- _Your goal_: Exactly the lines from the first line of the records to the line holding "(0,0) rectangle (494,409);" should be duplicated, and nothing more; pictures stay out.
--- Provided records ---
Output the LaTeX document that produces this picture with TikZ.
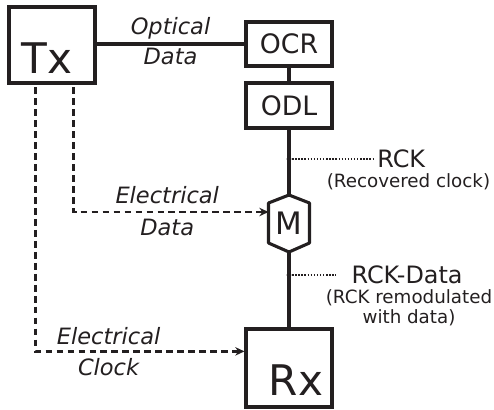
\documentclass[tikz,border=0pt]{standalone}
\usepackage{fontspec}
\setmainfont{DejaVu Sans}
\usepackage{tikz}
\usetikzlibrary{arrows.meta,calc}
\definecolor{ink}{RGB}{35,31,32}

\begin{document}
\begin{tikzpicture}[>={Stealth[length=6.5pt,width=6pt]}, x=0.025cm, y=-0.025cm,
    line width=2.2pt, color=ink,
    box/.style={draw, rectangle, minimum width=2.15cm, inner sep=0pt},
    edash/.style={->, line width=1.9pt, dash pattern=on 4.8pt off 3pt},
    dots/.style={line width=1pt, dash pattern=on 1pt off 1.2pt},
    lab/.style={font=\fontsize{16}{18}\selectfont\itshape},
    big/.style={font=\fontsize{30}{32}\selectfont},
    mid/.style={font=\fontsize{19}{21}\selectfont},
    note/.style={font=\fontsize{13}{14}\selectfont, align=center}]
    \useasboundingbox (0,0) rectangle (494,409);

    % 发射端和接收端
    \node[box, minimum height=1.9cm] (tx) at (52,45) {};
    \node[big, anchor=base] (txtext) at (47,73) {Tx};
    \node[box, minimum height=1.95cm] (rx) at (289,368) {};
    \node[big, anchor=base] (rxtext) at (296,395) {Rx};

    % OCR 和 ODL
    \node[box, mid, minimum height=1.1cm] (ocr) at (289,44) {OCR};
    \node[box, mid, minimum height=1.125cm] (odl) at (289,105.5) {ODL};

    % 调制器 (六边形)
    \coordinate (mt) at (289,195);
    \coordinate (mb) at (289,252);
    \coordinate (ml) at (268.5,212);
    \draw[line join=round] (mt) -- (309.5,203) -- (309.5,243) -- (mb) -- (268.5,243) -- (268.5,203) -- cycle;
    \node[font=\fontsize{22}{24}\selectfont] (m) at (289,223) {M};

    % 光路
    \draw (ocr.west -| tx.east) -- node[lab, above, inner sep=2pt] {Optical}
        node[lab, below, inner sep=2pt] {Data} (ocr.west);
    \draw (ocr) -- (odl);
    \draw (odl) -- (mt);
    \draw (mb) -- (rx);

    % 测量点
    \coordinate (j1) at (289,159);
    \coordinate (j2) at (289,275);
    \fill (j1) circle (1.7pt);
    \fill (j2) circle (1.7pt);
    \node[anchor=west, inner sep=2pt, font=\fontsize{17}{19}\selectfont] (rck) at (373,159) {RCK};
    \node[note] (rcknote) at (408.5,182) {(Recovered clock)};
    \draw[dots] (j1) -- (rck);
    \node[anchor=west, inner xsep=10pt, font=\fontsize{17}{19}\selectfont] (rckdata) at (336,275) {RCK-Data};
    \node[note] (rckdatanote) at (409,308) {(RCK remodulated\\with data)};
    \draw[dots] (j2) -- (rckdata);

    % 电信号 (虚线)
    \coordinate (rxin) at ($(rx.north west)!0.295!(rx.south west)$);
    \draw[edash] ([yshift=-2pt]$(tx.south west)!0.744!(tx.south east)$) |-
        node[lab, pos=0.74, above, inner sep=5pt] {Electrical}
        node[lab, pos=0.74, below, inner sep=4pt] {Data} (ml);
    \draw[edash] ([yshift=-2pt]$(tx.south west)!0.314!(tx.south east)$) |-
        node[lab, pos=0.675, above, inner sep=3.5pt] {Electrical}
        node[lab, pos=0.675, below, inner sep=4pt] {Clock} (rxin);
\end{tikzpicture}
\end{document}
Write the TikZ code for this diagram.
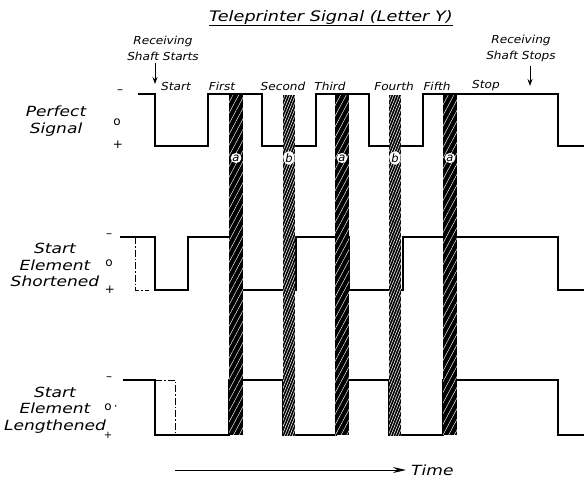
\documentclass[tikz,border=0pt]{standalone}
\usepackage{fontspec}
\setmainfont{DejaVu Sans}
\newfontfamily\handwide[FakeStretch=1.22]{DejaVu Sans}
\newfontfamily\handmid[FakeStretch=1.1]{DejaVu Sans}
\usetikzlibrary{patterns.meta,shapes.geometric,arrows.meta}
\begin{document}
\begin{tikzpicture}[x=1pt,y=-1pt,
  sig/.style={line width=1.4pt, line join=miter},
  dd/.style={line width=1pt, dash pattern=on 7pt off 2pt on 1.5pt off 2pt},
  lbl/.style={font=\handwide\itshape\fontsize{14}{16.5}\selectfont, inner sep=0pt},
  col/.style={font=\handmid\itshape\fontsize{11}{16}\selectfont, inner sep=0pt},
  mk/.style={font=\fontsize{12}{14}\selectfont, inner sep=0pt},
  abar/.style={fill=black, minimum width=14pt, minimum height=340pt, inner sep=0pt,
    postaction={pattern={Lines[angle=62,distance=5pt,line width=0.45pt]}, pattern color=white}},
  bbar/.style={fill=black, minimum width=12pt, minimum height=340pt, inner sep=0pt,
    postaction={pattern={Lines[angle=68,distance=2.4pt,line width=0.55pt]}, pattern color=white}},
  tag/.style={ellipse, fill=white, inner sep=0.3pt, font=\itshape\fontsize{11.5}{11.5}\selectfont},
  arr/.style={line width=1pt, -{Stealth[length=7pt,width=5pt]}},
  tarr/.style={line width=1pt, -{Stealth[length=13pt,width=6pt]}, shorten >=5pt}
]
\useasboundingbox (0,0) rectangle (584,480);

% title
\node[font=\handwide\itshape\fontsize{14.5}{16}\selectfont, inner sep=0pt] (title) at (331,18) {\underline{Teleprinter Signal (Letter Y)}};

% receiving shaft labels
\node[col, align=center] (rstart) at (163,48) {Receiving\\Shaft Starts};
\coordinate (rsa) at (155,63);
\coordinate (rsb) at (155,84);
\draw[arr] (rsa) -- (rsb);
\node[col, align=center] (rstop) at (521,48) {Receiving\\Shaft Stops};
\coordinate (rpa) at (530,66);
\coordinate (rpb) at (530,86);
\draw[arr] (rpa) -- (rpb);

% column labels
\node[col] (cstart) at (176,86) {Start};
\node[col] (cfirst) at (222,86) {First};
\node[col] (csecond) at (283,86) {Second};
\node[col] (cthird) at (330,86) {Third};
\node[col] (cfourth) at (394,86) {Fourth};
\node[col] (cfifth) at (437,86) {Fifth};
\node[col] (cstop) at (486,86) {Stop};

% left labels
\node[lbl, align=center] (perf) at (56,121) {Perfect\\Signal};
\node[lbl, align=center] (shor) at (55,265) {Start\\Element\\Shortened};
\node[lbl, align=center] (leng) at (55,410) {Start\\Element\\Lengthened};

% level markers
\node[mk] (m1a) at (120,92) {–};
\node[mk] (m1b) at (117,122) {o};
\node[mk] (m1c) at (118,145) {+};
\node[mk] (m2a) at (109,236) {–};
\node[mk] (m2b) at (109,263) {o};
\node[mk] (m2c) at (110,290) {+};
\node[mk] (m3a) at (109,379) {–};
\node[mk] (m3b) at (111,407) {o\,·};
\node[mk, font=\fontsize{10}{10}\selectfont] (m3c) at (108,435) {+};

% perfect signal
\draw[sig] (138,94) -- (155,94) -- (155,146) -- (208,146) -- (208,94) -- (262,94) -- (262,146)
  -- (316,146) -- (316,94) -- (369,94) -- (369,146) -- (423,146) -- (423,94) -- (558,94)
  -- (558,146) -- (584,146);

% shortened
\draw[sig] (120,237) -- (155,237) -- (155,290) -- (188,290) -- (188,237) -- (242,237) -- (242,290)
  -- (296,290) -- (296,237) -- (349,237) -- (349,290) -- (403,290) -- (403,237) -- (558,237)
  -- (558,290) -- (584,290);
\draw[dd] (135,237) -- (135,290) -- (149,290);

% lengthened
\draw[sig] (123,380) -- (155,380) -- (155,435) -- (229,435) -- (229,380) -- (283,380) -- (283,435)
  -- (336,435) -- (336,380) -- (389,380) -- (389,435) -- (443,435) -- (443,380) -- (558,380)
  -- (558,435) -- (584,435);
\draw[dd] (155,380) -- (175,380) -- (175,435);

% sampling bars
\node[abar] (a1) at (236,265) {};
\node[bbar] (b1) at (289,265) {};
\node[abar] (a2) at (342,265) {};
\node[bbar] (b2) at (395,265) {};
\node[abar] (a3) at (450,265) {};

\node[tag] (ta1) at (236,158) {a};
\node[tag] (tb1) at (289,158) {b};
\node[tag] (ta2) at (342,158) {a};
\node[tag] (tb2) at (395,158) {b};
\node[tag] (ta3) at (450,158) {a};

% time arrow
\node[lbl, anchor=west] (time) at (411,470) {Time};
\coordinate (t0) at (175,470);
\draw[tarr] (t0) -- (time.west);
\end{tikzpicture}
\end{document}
---
- _Result of the task_:
Output the LaTeX document that produces this picture with TikZ.
\documentclass[tikz,border=0pt]{standalone}
\usepackage{fontspec}
\setmainfont{DejaVu Sans}
\usepackage{tikz}
\usetikzlibrary{arrows.meta,calc}
\definecolor{ink}{RGB}{35,31,32}

\begin{document}
\begin{tikzpicture}[>={Stealth[length=6.5pt,width=6pt]}, x=0.025cm, y=-0.025cm,
    line width=2.2pt, color=ink,
    box/.style={draw, rectangle, minimum width=2.15cm, inner sep=0pt},
    edash/.style={->, line width=1.9pt, dash pattern=on 4.8pt off 3pt},
    dots/.style={line width=1pt, dash pattern=on 1pt off 1.2pt},
    lab/.style={font=\fontsize{16}{18}\selectfont\itshape},
    big/.style={font=\fontsize{30}{32}\selectfont},
    mid/.style={font=\fontsize{19}{21}\selectfont},
    note/.style={font=\fontsize{13}{14}\selectfont, align=center}]
    \useasboundingbox (0,0) rectangle (494,409);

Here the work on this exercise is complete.